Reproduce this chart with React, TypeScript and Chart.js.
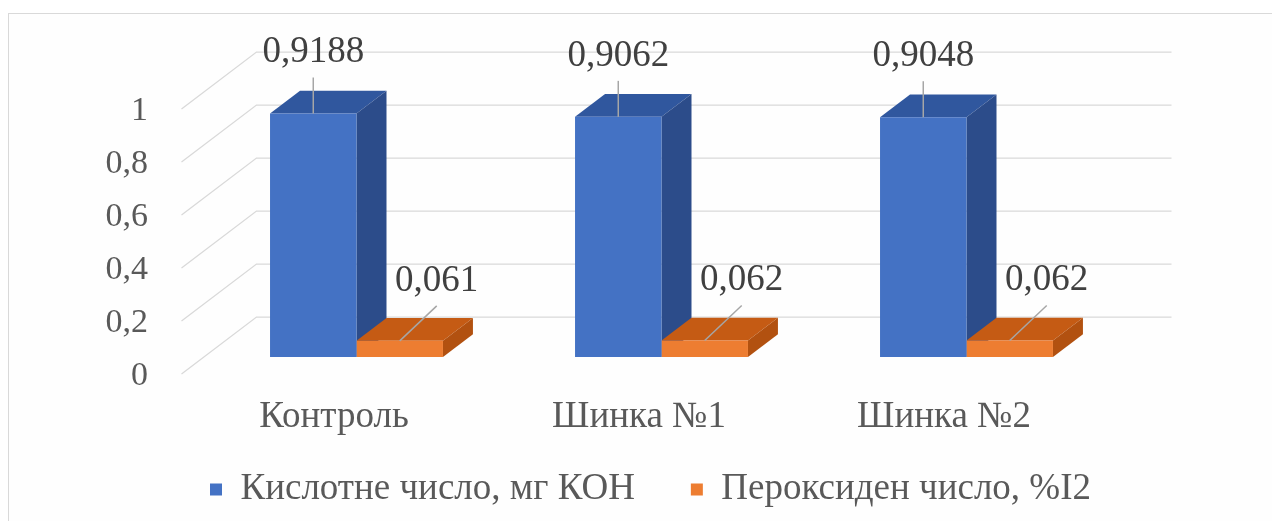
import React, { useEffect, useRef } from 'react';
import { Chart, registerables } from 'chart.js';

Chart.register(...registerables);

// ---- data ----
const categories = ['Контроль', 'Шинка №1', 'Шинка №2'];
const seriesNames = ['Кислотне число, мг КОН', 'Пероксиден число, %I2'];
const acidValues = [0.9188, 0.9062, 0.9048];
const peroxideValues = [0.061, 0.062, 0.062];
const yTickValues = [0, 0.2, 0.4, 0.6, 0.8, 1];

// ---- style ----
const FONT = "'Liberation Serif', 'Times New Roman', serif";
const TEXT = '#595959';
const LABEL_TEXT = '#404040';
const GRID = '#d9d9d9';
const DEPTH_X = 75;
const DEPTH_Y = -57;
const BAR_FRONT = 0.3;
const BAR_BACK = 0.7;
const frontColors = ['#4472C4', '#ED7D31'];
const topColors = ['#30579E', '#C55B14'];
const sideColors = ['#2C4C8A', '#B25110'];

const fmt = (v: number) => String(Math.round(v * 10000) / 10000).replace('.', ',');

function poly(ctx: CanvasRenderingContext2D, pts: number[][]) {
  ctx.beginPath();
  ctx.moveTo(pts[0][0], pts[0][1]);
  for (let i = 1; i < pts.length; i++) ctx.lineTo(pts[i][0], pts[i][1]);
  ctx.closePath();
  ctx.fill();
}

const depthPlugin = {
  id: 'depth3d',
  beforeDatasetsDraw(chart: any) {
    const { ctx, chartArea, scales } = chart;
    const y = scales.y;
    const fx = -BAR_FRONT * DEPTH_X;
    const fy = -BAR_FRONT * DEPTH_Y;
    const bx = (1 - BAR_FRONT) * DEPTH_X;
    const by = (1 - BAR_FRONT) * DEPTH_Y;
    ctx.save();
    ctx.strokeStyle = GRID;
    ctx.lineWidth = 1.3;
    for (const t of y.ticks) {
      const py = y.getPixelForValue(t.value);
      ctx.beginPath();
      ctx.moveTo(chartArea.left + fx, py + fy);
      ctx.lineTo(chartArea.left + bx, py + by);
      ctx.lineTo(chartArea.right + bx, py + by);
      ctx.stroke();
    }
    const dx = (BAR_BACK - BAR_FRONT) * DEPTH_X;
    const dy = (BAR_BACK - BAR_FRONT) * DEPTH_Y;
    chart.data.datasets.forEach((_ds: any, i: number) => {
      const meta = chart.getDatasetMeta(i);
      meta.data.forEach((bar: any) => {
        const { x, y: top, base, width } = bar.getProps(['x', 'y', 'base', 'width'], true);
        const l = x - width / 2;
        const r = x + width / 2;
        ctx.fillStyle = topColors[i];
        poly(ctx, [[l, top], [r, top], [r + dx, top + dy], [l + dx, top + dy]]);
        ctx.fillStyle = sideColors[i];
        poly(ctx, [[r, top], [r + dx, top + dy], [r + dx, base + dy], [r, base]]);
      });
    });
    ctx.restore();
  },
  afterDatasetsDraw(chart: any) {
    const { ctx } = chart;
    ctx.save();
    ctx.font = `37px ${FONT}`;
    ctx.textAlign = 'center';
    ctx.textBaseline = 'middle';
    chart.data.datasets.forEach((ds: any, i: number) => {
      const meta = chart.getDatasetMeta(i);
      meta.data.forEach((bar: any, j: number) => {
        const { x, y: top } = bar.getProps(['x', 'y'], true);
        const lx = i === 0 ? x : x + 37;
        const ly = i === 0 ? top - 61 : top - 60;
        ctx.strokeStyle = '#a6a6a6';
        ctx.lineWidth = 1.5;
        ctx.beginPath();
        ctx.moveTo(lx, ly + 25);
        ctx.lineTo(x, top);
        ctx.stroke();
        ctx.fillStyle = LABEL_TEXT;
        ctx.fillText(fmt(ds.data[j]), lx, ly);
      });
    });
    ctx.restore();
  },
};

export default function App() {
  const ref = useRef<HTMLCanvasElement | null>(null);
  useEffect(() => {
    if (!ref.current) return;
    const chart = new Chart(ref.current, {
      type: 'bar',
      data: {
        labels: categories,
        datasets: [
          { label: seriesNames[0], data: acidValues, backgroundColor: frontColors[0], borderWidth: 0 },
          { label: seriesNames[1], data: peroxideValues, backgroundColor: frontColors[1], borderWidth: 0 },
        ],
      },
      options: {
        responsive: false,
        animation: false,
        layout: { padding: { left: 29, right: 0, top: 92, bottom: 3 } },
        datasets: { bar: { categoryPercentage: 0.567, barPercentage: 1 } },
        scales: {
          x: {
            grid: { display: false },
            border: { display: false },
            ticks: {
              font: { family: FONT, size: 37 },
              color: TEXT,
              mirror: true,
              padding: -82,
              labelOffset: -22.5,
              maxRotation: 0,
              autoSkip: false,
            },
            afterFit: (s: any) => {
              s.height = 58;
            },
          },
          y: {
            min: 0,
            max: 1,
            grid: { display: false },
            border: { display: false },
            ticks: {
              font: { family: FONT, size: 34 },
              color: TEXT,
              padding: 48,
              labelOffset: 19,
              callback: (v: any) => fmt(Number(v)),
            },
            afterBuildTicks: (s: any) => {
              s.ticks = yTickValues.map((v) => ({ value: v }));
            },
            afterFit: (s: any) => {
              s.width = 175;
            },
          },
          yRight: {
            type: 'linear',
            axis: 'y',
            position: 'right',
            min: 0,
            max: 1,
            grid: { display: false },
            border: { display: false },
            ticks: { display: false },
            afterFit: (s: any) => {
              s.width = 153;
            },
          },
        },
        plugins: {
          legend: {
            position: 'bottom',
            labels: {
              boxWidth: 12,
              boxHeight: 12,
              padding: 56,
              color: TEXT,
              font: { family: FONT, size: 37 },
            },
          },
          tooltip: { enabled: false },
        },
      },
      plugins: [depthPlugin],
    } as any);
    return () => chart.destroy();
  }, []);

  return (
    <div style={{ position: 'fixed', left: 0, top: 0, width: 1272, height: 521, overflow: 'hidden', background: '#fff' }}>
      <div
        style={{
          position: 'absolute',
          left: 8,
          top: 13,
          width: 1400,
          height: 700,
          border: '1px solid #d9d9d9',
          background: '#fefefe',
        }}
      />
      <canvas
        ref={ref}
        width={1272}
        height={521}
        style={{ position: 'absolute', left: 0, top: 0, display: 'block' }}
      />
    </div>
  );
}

---

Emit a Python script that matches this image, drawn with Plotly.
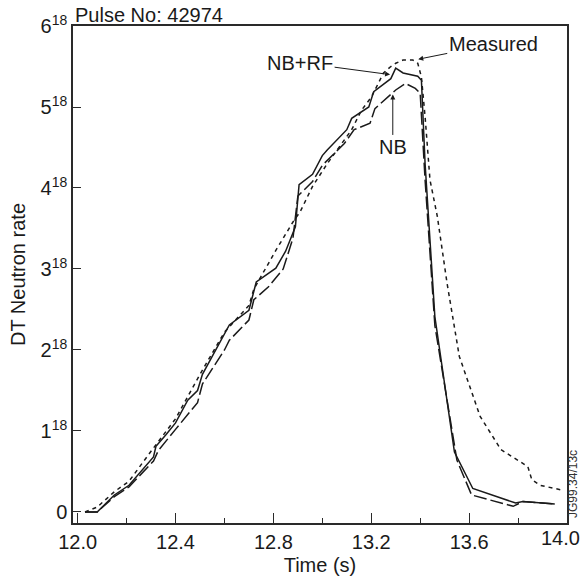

==

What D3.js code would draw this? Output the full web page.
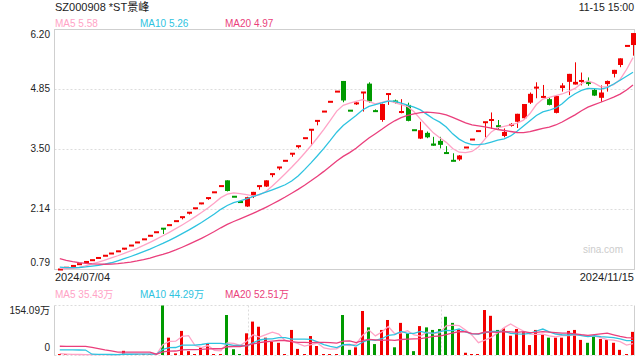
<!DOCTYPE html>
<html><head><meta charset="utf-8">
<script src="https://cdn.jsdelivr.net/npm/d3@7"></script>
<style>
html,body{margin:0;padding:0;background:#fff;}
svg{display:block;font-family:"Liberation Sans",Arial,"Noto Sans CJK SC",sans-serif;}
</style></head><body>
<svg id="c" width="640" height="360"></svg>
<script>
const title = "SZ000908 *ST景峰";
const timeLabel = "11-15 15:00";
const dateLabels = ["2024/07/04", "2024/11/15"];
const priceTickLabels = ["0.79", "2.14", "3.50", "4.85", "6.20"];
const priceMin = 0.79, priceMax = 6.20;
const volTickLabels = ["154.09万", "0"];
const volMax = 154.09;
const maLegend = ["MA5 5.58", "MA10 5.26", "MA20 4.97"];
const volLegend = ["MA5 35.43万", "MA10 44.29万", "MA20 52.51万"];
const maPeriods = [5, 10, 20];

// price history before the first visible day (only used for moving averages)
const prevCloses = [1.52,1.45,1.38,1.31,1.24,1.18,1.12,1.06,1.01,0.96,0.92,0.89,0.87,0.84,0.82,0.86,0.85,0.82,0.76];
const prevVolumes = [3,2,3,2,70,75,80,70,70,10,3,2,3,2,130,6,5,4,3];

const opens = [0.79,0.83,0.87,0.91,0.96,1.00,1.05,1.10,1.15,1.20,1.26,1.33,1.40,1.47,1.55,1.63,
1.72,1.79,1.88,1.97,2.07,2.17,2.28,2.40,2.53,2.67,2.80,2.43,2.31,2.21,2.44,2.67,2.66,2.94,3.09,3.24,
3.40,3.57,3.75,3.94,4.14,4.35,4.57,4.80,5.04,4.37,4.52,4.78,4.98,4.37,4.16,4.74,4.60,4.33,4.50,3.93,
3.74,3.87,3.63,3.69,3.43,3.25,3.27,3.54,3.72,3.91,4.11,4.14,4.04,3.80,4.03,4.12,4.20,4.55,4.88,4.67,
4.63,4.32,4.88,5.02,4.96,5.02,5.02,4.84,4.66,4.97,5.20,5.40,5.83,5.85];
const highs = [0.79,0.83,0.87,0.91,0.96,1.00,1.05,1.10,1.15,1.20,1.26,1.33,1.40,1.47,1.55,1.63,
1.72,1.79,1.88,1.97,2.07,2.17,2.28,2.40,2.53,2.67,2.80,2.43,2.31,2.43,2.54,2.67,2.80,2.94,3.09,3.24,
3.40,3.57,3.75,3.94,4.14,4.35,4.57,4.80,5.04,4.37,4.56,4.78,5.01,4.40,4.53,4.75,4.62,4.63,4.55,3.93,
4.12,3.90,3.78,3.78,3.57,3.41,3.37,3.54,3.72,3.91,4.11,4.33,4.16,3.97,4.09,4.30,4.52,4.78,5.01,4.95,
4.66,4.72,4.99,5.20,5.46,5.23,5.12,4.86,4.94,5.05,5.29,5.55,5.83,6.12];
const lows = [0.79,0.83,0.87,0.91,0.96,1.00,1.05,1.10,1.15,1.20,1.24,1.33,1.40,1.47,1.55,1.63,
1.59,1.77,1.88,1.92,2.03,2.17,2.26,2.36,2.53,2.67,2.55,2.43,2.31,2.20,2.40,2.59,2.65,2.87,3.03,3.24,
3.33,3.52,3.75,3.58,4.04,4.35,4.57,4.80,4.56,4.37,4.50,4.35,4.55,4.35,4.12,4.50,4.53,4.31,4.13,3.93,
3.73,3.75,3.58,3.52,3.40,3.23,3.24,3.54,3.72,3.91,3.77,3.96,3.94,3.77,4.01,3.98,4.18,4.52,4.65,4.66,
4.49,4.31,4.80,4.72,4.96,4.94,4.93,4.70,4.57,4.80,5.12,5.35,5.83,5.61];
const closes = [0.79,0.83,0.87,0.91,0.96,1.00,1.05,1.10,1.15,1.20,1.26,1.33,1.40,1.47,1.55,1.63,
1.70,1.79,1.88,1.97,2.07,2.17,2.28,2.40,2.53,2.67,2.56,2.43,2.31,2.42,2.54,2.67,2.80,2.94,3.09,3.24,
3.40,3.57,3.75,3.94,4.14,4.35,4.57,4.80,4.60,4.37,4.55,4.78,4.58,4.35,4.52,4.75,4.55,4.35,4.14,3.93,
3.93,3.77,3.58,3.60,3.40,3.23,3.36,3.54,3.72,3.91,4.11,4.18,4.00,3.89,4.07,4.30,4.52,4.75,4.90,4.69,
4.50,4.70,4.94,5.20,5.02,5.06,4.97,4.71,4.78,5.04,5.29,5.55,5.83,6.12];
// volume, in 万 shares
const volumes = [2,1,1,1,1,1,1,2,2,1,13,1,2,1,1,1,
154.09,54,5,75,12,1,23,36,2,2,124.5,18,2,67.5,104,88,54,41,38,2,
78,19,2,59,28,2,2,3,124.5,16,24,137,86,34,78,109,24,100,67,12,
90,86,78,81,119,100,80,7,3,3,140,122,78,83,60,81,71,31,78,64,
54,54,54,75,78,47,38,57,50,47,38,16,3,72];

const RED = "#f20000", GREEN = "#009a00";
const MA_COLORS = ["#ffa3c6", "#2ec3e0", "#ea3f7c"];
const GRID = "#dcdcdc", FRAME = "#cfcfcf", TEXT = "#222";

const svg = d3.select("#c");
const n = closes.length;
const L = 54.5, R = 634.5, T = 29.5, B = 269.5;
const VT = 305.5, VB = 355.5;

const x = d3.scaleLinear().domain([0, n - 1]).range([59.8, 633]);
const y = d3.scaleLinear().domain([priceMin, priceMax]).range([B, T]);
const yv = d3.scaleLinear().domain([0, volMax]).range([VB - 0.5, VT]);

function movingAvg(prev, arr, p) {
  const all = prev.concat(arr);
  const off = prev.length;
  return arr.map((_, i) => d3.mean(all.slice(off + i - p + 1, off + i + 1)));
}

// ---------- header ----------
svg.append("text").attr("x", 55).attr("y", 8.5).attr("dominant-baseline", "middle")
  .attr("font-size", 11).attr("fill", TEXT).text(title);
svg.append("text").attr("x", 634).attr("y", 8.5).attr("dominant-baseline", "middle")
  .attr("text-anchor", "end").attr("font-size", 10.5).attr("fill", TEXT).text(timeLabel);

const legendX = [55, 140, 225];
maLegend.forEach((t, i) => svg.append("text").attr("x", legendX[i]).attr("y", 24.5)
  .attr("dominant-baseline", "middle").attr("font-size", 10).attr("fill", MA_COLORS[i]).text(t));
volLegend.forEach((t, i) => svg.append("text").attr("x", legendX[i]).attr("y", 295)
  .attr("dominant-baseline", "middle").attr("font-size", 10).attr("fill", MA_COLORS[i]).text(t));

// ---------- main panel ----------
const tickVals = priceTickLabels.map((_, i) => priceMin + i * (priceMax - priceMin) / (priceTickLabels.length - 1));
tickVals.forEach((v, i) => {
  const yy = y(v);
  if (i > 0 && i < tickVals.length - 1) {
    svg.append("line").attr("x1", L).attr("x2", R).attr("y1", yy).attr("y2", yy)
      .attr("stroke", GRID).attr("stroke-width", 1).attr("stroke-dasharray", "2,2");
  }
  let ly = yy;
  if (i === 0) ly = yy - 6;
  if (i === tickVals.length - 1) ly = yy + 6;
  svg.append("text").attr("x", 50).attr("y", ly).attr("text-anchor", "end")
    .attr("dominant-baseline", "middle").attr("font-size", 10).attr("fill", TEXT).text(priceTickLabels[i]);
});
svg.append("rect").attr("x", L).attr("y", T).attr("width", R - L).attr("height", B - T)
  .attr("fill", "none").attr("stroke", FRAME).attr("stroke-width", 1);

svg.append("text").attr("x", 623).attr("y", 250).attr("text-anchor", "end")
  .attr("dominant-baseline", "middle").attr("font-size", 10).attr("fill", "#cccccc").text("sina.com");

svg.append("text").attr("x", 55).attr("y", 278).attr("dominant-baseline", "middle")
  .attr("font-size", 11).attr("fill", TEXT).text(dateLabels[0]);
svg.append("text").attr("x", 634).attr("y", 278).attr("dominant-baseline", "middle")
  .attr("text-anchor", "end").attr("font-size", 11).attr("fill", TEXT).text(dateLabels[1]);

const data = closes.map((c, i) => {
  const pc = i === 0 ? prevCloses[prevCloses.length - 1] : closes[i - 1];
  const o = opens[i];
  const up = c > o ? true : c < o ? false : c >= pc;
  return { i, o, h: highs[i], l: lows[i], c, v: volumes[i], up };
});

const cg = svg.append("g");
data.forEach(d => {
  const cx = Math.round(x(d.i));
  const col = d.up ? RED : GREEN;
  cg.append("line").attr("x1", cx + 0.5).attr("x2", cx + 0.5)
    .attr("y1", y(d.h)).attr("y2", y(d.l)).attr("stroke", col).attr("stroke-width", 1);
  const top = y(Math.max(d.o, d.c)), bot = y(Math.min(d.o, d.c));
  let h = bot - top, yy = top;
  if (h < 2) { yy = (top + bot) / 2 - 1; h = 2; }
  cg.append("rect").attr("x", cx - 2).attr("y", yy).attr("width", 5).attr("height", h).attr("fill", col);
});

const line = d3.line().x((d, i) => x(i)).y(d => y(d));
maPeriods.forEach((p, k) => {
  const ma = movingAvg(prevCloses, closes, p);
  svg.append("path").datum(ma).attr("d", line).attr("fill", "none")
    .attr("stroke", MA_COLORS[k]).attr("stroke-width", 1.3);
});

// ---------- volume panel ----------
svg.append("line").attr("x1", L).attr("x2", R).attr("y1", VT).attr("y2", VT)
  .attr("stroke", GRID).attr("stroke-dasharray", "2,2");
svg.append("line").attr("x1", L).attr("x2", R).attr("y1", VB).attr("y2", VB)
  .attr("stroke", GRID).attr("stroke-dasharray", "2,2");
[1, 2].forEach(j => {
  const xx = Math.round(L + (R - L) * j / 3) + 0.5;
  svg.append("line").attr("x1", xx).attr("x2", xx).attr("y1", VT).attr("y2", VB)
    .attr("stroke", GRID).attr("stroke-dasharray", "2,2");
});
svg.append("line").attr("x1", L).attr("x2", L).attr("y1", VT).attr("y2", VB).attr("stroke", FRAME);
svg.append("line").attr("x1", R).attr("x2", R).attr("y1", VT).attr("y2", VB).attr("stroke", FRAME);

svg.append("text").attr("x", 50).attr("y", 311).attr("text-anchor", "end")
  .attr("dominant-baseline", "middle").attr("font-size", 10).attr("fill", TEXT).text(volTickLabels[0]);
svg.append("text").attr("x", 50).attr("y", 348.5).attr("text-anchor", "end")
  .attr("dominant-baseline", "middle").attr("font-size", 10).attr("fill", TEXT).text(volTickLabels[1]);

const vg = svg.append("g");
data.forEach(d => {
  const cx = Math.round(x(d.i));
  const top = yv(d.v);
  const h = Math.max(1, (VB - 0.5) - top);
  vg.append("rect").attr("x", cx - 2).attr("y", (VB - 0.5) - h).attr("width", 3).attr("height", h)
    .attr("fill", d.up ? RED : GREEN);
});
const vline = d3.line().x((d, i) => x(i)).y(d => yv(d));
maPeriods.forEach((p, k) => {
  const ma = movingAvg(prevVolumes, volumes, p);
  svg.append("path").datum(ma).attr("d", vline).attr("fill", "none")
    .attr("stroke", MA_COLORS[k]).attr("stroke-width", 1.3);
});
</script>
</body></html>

Job: Copy exactly, and copy only, the lines from the one with "Reproduce this chart" to the one with "const yTickValues = [0, 0.2, 0.4, 0.6, 0.8, 1];", ends included. Pictures are not part of the copy.

Answer:
Reproduce this chart with React, TypeScript and Chart.js.
import React, { useEffect, useRef } from 'react';
import { Chart, registerables } from 'chart.js';

Chart.register(...registerables);

// ---- data ----
const categories = ['Контроль', 'Шинка №1', 'Шинка №2'];
const seriesNames = ['Кислотне число, мг КОН', 'Пероксиден число, %I2'];
const acidValues = [0.9188, 0.9062, 0.9048];
const peroxideValues = [0.061, 0.062, 0.062];
const yTickValues = [0, 0.2, 0.4, 0.6, 0.8, 1];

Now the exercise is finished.